Below is a listing to transcribe in full and exactly; keep the pictures out.
☆ ☆ ☆
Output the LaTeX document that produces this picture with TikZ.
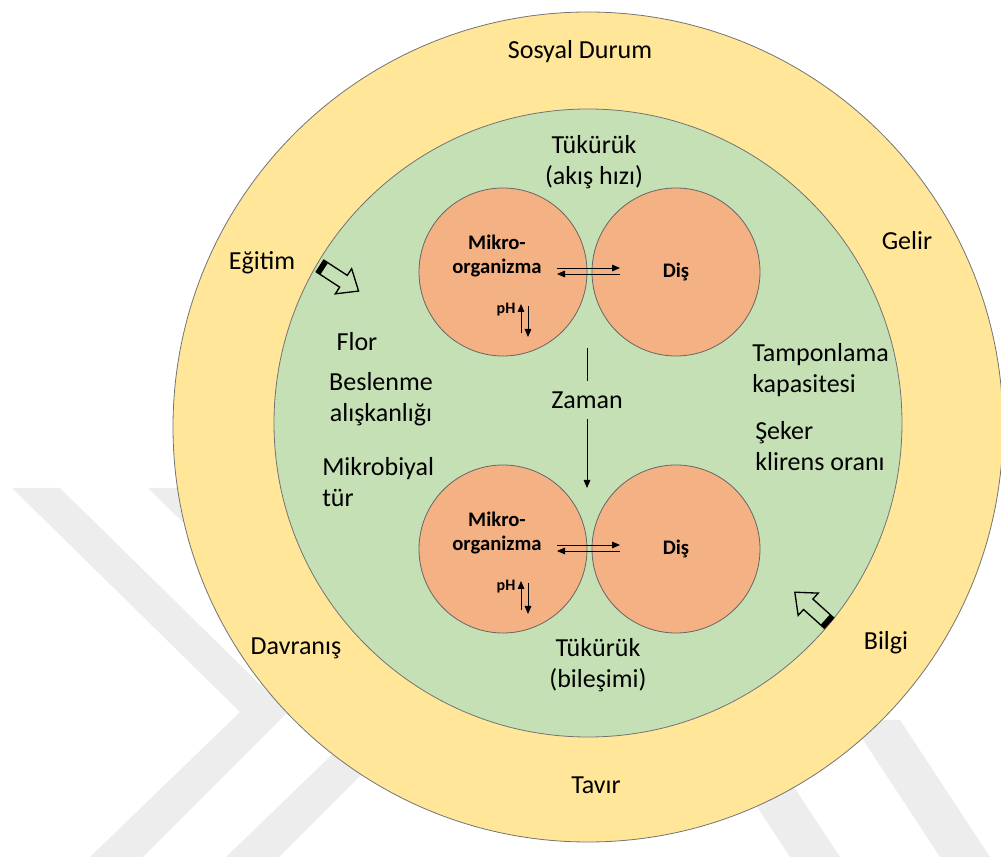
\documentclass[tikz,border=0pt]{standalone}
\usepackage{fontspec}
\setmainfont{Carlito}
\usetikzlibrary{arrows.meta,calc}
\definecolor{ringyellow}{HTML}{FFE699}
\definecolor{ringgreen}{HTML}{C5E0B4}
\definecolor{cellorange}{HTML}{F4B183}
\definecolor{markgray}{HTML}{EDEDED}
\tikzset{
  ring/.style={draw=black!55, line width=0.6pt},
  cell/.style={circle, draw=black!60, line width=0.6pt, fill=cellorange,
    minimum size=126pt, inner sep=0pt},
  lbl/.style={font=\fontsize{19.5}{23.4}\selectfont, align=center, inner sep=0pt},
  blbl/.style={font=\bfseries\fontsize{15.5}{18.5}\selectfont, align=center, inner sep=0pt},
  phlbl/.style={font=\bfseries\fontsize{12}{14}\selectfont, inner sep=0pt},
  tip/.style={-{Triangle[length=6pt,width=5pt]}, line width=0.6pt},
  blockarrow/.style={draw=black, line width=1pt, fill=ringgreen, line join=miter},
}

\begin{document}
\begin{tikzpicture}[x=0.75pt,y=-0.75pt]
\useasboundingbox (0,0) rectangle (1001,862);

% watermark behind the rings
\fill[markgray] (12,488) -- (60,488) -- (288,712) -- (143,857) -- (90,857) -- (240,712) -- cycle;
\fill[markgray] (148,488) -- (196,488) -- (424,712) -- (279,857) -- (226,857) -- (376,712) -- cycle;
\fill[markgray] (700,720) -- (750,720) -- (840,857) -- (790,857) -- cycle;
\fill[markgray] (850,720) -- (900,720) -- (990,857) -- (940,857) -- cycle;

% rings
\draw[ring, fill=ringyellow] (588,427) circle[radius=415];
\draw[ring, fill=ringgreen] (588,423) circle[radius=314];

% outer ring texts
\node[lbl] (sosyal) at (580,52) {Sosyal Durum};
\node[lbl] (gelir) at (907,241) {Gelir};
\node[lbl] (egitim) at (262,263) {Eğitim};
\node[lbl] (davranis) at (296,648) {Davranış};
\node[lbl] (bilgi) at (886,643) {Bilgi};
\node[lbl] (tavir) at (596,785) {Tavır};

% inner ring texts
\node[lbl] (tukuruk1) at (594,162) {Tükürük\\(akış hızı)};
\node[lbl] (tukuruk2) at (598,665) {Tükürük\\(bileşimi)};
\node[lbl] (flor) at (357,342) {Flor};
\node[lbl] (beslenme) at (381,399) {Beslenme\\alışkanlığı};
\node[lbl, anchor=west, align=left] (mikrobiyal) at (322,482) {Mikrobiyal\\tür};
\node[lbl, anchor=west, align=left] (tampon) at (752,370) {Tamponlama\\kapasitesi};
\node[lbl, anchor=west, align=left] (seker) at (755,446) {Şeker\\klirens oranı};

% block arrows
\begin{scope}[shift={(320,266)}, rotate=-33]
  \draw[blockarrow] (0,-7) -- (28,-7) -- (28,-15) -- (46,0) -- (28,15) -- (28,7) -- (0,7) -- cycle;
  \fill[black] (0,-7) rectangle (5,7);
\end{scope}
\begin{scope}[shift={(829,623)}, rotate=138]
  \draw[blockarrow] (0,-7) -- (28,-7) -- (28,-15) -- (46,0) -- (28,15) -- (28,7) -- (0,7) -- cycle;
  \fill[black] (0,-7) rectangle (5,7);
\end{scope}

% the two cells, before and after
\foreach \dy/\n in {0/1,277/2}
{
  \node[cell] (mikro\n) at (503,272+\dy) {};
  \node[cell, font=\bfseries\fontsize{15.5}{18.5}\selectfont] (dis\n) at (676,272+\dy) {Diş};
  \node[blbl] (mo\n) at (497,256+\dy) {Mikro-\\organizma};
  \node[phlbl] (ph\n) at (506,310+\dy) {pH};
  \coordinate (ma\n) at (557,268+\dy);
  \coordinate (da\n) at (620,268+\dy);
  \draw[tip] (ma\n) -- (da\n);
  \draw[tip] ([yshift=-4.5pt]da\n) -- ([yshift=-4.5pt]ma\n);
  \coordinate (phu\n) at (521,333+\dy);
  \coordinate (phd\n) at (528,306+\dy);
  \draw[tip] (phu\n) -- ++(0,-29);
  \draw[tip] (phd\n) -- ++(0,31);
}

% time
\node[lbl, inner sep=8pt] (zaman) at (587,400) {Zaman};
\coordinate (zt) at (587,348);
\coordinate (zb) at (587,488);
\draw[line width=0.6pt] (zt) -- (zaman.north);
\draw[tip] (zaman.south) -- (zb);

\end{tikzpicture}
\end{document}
☆ ☆ ☆
IN RESPONSE:
Output the LaTeX document that produces this picture with TikZ.
\documentclass[tikz,border=0pt]{standalone}
\usepackage{fontspec}
\setmainfont{Carlito}
\usetikzlibrary{arrows.meta,calc}
\definecolor{ringyellow}{HTML}{FFE699}
\definecolor{ringgreen}{HTML}{C5E0B4}
\definecolor{cellorange}{HTML}{F4B183}
\definecolor{markgray}{HTML}{EDEDED}
\tikzset{
  ring/.style={draw=black!55, line width=0.6pt},
  cell/.style={circle, draw=black!60, line width=0.6pt, fill=cellorange,
    minimum size=126pt, inner sep=0pt},
  lbl/.style={font=\fontsize{19.5}{23.4}\selectfont, align=center, inner sep=0pt},
  blbl/.style={font=\bfseries\fontsize{15.5}{18.5}\selectfont, align=center, inner sep=0pt},
  phlbl/.style={font=\bfseries\fontsize{12}{14}\selectfont, inner sep=0pt},
  tip/.style={-{Triangle[length=6pt,width=5pt]}, line width=0.6pt},
  blockarrow/.style={draw=black, line width=1pt, fill=ringgreen, line join=miter},
}

\begin{document}
\begin{tikzpicture}[x=0.75pt,y=-0.75pt]
\useasboundingbox (0,0) rectangle (1001,862);

% watermark behind the rings
\fill[markgray] (12,488) -- (60,488) -- (288,712) -- (143,857) -- (90,857) -- (240,712) -- cycle;
\fill[markgray] (148,488) -- (196,488) -- (424,712) -- (279,857) -- (226,857) -- (376,712) -- cycle;
\fill[markgray] (700,720) -- (750,720) -- (840,857) -- (790,857) -- cycle;
\fill[markgray] (850,720) -- (900,720) -- (990,857) -- (940,857) -- cycle;

% rings
\draw[ring, fill=ringyellow] (588,427) circle[radius=415];
\draw[ring, fill=ringgreen] (588,423) circle[radius=314];

% outer ring texts
\node[lbl] (sosyal) at (580,52) {Sosyal Durum};
\node[lbl] (gelir) at (907,241) {Gelir};
\node[lbl] (egitim) at (262,263) {Eğitim};
\node[lbl] (davranis) at (296,648) {Davranış};
\node[lbl] (bilgi) at (886,643) {Bilgi};
\node[lbl] (tavir) at (596,785) {Tavır};

% inner ring texts
\node[lbl] (tukuruk1) at (594,162) {Tükürük\\(akış hızı)};
\node[lbl] (tukuruk2) at (598,665) {Tükürük\\(bileşimi)};
\node[lbl] (flor) at (357,342) {Flor};
\node[lbl] (beslenme) at (381,399) {Beslenme\\alışkanlığı};
\node[lbl, anchor=west, align=left] (mikrobiyal) at (322,482) {Mikrobiyal\\tür};
\node[lbl, anchor=west, align=left] (tampon) at (752,370) {Tamponlama\\kapasitesi};
\node[lbl, anchor=west, align=left] (seker) at (755,446) {Şeker\\klirens oranı};

% block arrows
\begin{scope}[shift={(320,266)}, rotate=-33]
  \draw[blockarrow] (0,-7) -- (28,-7) -- (28,-15) -- (46,0) -- (28,15) -- (28,7) -- (0,7) -- cycle;
  \fill[black] (0,-7) rectangle (5,7);
\end{scope}
\begin{scope}[shift={(829,623)}, rotate=138]
  \draw[blockarrow] (0,-7) -- (28,-7) -- (28,-15) -- (46,0) -- (28,15) -- (28,7) -- (0,7) -- cycle;
  \fill[black] (0,-7) rectangle (5,7);
\end{scope}

% the two cells, before and after
\foreach \dy/\n in {0/1,277/2}
{
  \node[cell] (mikro\n) at (503,272+\dy) {};
  \node[cell, font=\bfseries\fontsize{15.5}{18.5}\selectfont] (dis\n) at (676,272+\dy) {Diş};
  \node[blbl] (mo\n) at (497,256+\dy) {Mikro-\\organizma};
  \node[phlbl] (ph\n) at (506,310+\dy) {pH};
  \coordinate (ma\n) at (557,268+\dy);
  \coordinate (da\n) at (620,268+\dy);
  \draw[tip] (ma\n) -- (da\n);
  \draw[tip] ([yshift=-4.5pt]da\n) -- ([yshift=-4.5pt]ma\n);
  \coordinate (phu\n) at (521,333+\dy);
  \coordinate (phd\n) at (528,306+\dy);
  \draw[tip] (phu\n) -- ++(0,-29);
  \draw[tip] (phd\n) -- ++(0,31);
}

% time
\node[lbl, inner sep=8pt] (zaman) at (587,400) {Zaman};
\coordinate (zt) at (587,348);
\coordinate (zb) at (587,488);
\draw[line width=0.6pt] (zt) -- (zaman.north);
\draw[tip] (zaman.south) -- (zb);

\end{tikzpicture}
\end{document}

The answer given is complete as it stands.